● **Instruction**
Exactly repeat the material, dropping every picture from the copy.

● **Recorded information**
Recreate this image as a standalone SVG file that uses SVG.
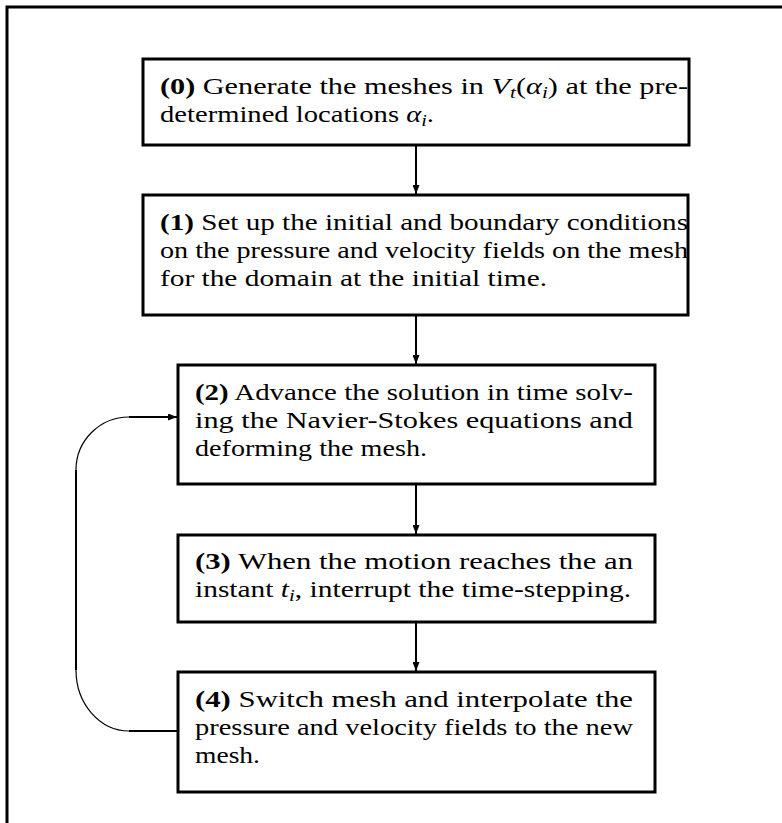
<svg xmlns="http://www.w3.org/2000/svg" width="782" height="823" viewBox="0 0 782 823">
<style>
.box{fill:#fff;stroke:#000;stroke-width:3}
.frame{fill:none;stroke:#000;stroke-width:3}
.con{fill:none;stroke:#000;stroke-width:2}
.arc{fill:none;stroke:#000;stroke-width:1.2}
.t{font-family:"Liberation Serif","Times New Roman",serif;font-size:24px;fill:#000}
.b{font-weight:bold}
.i{font-style:italic}
.s{font-size:17px}
</style>
<defs>
<marker id="ah" viewBox="0 0 9 7" refX="9" refY="3.5" markerWidth="9" markerHeight="7" markerUnits="userSpaceOnUse" orient="auto">
<path d="M0,0 L9,3.5 L0,7 z" fill="#000"/>
</marker>
</defs>
<rect width="782" height="823" fill="#fff"/>
<path class="frame" d="M7,823 V7 H782"/>
<g id="connectors">
<line class="con" x1="416" y1="145" x2="416" y2="194" marker-end="url(#ah)"/>
<line class="con" x1="416" y1="315" x2="416" y2="364" marker-end="url(#ah)"/>
<line class="con" x1="416" y1="484" x2="416" y2="534" marker-end="url(#ah)"/>
<line class="con" x1="416" y1="622" x2="416" y2="671" marker-end="url(#ah)"/>
<line class="con" x1="178" y1="731" x2="129" y2="731"/>
<path class="arc" d="M129,731 A53,61 0 0 1 76,670"/>
<line class="con" x1="76" y1="670" x2="76" y2="470"/>
<path class="arc" d="M76,470 A53,53 0 0 1 129,417"/>
<line class="con" x1="129" y1="417" x2="177" y2="417" marker-end="url(#ah)"/>
</g>
<g id="step0">
<rect class="box" x="143" y="59" width="546" height="86"/>
<text class="t" x="160" y="94" textLength="528" lengthAdjust="spacingAndGlyphs"><tspan class="b">(0)</tspan> Generate the meshes in <tspan class="i">V</tspan><tspan class="i s" dy="4">t</tspan><tspan dy="-4">(</tspan><tspan class="i">α</tspan><tspan class="i s" dy="4">i</tspan><tspan dy="-4">) at the pre-</tspan></text>
<text class="t" x="160" y="122" textLength="274" lengthAdjust="spacingAndGlyphs">determined locations <tspan class="i">α</tspan><tspan class="i s" dy="4">i</tspan><tspan dy="-4">.</tspan></text>
</g>
<g id="step1">
<rect class="box" x="143" y="195" width="545" height="120"/>
<text class="t" x="160" y="230" textLength="528" lengthAdjust="spacingAndGlyphs"><tspan class="b">(1)</tspan> Set up the initial and boundary conditions</text>
<text class="t" x="160" y="258" textLength="528" lengthAdjust="spacingAndGlyphs">on the pressure and velocity fields on the mesh</text>
<text class="t" x="160" y="286" textLength="387" lengthAdjust="spacingAndGlyphs">for the domain at the initial time.</text>
</g>
<g id="step2">
<rect class="box" x="178" y="365" width="477" height="119"/>
<text class="t" x="195" y="400" textLength="438" lengthAdjust="spacingAndGlyphs"><tspan class="b">(2)</tspan> Advance the solution in time solv-</text>
<text class="t" x="195" y="428" textLength="438" lengthAdjust="spacingAndGlyphs">ing the Navier-Stokes equations and</text>
<text class="t" x="195" y="456" textLength="232" lengthAdjust="spacingAndGlyphs">deforming the mesh.</text>
</g>
<g id="step3">
<rect class="box" x="178" y="535" width="477" height="87"/>
<text class="t" x="195" y="569" textLength="438" lengthAdjust="spacingAndGlyphs"><tspan class="b">(3)</tspan> When the motion reaches the an</text>
<text class="t" x="195" y="597" textLength="436" lengthAdjust="spacingAndGlyphs">instant <tspan class="i">t</tspan><tspan class="i s" dy="4">i</tspan><tspan dy="-4">, interrupt the time-stepping.</tspan></text>
</g>
<g id="step4">
<rect class="box" x="178" y="672" width="477" height="120"/>
<text class="t" x="195" y="707" textLength="438" lengthAdjust="spacingAndGlyphs"><tspan class="b">(4)</tspan> Switch mesh and interpolate the</text>
<text class="t" x="195" y="735" textLength="438" lengthAdjust="spacingAndGlyphs">pressure and velocity fields to the new</text>
<text class="t" x="195" y="763" textLength="65" lengthAdjust="spacingAndGlyphs">mesh.</text>
</g>
</svg>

● **Correct output**
Recreate this image as a standalone SVG file that uses SVG.
<svg xmlns="http://www.w3.org/2000/svg" width="782" height="823" viewBox="0 0 782 823">
<style>
.box{fill:#fff;stroke:#000;stroke-width:3}
.frame{fill:none;stroke:#000;stroke-width:3}
.con{fill:none;stroke:#000;stroke-width:2}
.arc{fill:none;stroke:#000;stroke-width:1.2}
.t{font-family:"Liberation Serif","Times New Roman",serif;font-size:24px;fill:#000}
.b{font-weight:bold}
.i{font-style:italic}
.s{font-size:17px}
</style>
<defs>
<marker id="ah" viewBox="0 0 9 7" refX="9" refY="3.5" markerWidth="9" markerHeight="7" markerUnits="userSpaceOnUse" orient="auto">
<path d="M0,0 L9,3.5 L0,7 z" fill="#000"/>
</marker>
</defs>
<rect width="782" height="823" fill="#fff"/>
<path class="frame" d="M7,823 V7 H782"/>
<g id="connectors">
<line class="con" x1="416" y1="145" x2="416" y2="194" marker-end="url(#ah)"/>
<line class="con" x1="416" y1="315" x2="416" y2="364" marker-end="url(#ah)"/>
<line class="con" x1="416" y1="484" x2="416" y2="534" marker-end="url(#ah)"/>
<line class="con" x1="416" y1="622" x2="416" y2="671" marker-end="url(#ah)"/>
<line class="con" x1="178" y1="731" x2="129" y2="731"/>
<path class="arc" d="M129,731 A53,61 0 0 1 76,670"/>
<line class="con" x1="76" y1="670" x2="76" y2="470"/>
<path class="arc" d="M76,470 A53,53 0 0 1 129,417"/>
<line class="con" x1="129" y1="417" x2="177" y2="417" marker-end="url(#ah)"/>
</g>
<g id="step0">
<rect class="box" x="143" y="59" width="546" height="86"/>
<text class="t" x="160" y="94" textLength="528" lengthAdjust="spacingAndGlyphs"><tspan class="b">(0)</tspan> Generate the meshes in <tspan class="i">V</tspan><tspan class="i s" dy="4">t</tspan><tspan dy="-4">(</tspan><tspan class="i">α</tspan><tspan class="i s" dy="4">i</tspan><tspan dy="-4">) at the pre-</tspan></text>
<text class="t" x="160" y="122" textLength="274" lengthAdjust="spacingAndGlyphs">determined locations <tspan class="i">α</tspan><tspan class="i s" dy="4">i</tspan><tspan dy="-4">.</tspan></text>
</g>
<g id="step1">
<rect class="box" x="143" y="195" width="545" height="120"/>
<text class="t" x="160" y="230" textLength="528" lengthAdjust="spacingAndGlyphs"><tspan class="b">(1)</tspan> Set up the initial and boundary conditions</text>
<text class="t" x="160" y="258" textLength="528" lengthAdjust="spacingAndGlyphs">on the pressure and velocity fields on the mesh</text>
<text class="t" x="160" y="286" textLength="387" lengthAdjust="spacingAndGlyphs">for the domain at the initial time.</text>
</g>
<g id="step2">
<rect class="box" x="178" y="365" width="477" height="119"/>
<text class="t" x="195" y="400" textLength="438" lengthAdjust="spacingAndGlyphs"><tspan class="b">(2)</tspan> Advance the solution in time solv-</text>
<text class="t" x="195" y="428" textLength="438" lengthAdjust="spacingAndGlyphs">ing the Navier-Stokes equations and</text>
<text class="t" x="195" y="456" textLength="232" lengthAdjust="spacingAndGlyphs">deforming the mesh.</text>
</g>
<g id="step3">
<rect class="box" x="178" y="535" width="477" height="87"/>
<text class="t" x="195" y="569" textLength="438" lengthAdjust="spacingAndGlyphs"><tspan class="b">(3)</tspan> When the motion reaches the an</text>
<text class="t" x="195" y="597" textLength="436" lengthAdjust="spacingAndGlyphs">instant <tspan class="i">t</tspan><tspan class="i s" dy="4">i</tspan><tspan dy="-4">, interrupt the time-stepping.</tspan></text>
</g>
<g id="step4">
<rect class="box" x="178" y="672" width="477" height="120"/>
<text class="t" x="195" y="707" textLength="438" lengthAdjust="spacingAndGlyphs"><tspan class="b">(4)</tspan> Switch mesh and interpolate the</text>
<text class="t" x="195" y="735" textLength="438" lengthAdjust="spacingAndGlyphs">pressure and velocity fields to the new</text>
<text class="t" x="195" y="763" textLength="65" lengthAdjust="spacingAndGlyphs">mesh.</text>
</g>
</svg>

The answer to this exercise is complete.